Seoul, South Korea - February 26, 2026 - Hyundai Motor Group is reportedly preparing a roughly USD 7.5 billion investment in a large-scale artificial-intelligence data center campus in South Korea, according to multiple industry and media reports, signaling a deeper push by the automaker into compute infrastructure supporting mobility software and robotics.
The proposed facility would support high-performance computing workloads tied to autonomous driving development, robotics training, connected-vehicle platforms, and software-defined vehicle operations. The campus is expected to function as an internal AI computing backbone rather than a commercial colocation site, aligning with Hyundai’s strategy to vertically integrate key technology capabilities.
Reports indicate the project forms part of the company’s broader transition from traditional automotive manufacturing toward a mobility-technology business spanning vehicles, automation, and intelligent transportation systems. Large-scale compute capacity is increasingly required to train perception models, run simulation environments, and process vehicle telemetry generated by connected fleets.
Industry analysts say automakers are facing growing pressure to control AI infrastructure directly due to data sensitivity, latency constraints, and training costs. Unlike conventional enterprise IT facilities, AI training environments demand continuous high-density processing capacity and predictable availability, often pushing companies toward dedicated campuses rather than shared public-cloud resources.
South Korea has also been encouraging domestic AI infrastructure development as part of its national technology competitiveness efforts, particularly in sectors tied to semiconductors, robotics, and advanced manufacturing. A project of this scale would rank among the largest corporate-owned AI computing deployments in the country if confirmed.

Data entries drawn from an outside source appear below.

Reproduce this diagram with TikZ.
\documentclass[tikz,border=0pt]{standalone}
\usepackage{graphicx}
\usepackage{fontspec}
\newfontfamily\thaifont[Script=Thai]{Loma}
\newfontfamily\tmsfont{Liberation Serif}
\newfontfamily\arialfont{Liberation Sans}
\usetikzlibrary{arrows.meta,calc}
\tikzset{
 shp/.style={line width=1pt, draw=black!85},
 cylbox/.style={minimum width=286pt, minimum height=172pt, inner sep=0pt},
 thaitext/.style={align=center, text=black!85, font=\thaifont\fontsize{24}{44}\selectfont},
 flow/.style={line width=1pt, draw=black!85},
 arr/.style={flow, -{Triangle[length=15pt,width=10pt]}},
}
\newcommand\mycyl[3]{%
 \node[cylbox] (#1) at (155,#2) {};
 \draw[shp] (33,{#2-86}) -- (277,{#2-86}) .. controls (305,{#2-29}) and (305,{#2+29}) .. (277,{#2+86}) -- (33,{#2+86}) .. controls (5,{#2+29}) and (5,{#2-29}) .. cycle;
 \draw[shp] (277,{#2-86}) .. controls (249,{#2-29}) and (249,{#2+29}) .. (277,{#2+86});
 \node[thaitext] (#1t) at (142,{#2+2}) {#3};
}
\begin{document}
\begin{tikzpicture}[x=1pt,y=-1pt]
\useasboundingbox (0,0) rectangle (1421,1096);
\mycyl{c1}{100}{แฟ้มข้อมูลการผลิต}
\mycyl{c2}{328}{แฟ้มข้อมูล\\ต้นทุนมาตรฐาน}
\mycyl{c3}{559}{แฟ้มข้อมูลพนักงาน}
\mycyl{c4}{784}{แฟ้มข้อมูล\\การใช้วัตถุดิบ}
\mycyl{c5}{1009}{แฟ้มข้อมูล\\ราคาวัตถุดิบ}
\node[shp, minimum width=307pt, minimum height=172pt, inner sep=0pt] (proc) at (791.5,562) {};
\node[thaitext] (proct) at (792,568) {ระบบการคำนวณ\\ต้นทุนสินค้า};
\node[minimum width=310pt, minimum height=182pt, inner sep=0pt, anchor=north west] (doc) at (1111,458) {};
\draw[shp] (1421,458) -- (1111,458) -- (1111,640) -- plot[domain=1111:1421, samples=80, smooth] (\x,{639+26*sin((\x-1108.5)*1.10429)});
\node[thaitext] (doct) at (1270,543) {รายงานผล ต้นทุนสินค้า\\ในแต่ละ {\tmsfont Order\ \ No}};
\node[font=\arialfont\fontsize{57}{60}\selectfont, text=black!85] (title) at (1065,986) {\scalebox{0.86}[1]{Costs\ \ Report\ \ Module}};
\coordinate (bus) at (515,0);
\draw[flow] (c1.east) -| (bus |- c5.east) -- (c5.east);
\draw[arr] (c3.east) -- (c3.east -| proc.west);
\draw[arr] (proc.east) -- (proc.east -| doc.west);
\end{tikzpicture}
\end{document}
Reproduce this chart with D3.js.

Hyundai has not publicly released detailed specifications, a timeline, or location information for the campus, and no official announcement had been posted in company regulatory disclosures at the time of reporting. The absence of formal confirmation suggests planning may still be at an early stage or pending final investment approval.
The reported initiative reflects a broader global shift in which industrial companies, including automakers, energy firms, and manufacturers, are building dedicated AI infrastructure alongside hyperscale cloud providers. As software-centric operations expand, compute capacity is increasingly treated as a strategic asset rather than an outsourced service.
If completed, the campus would strengthen Hyundai’s in-house AI capabilities and support the ongoing development of autonomous driving, robotics platforms, and data-driven mobility services across its ecosystem.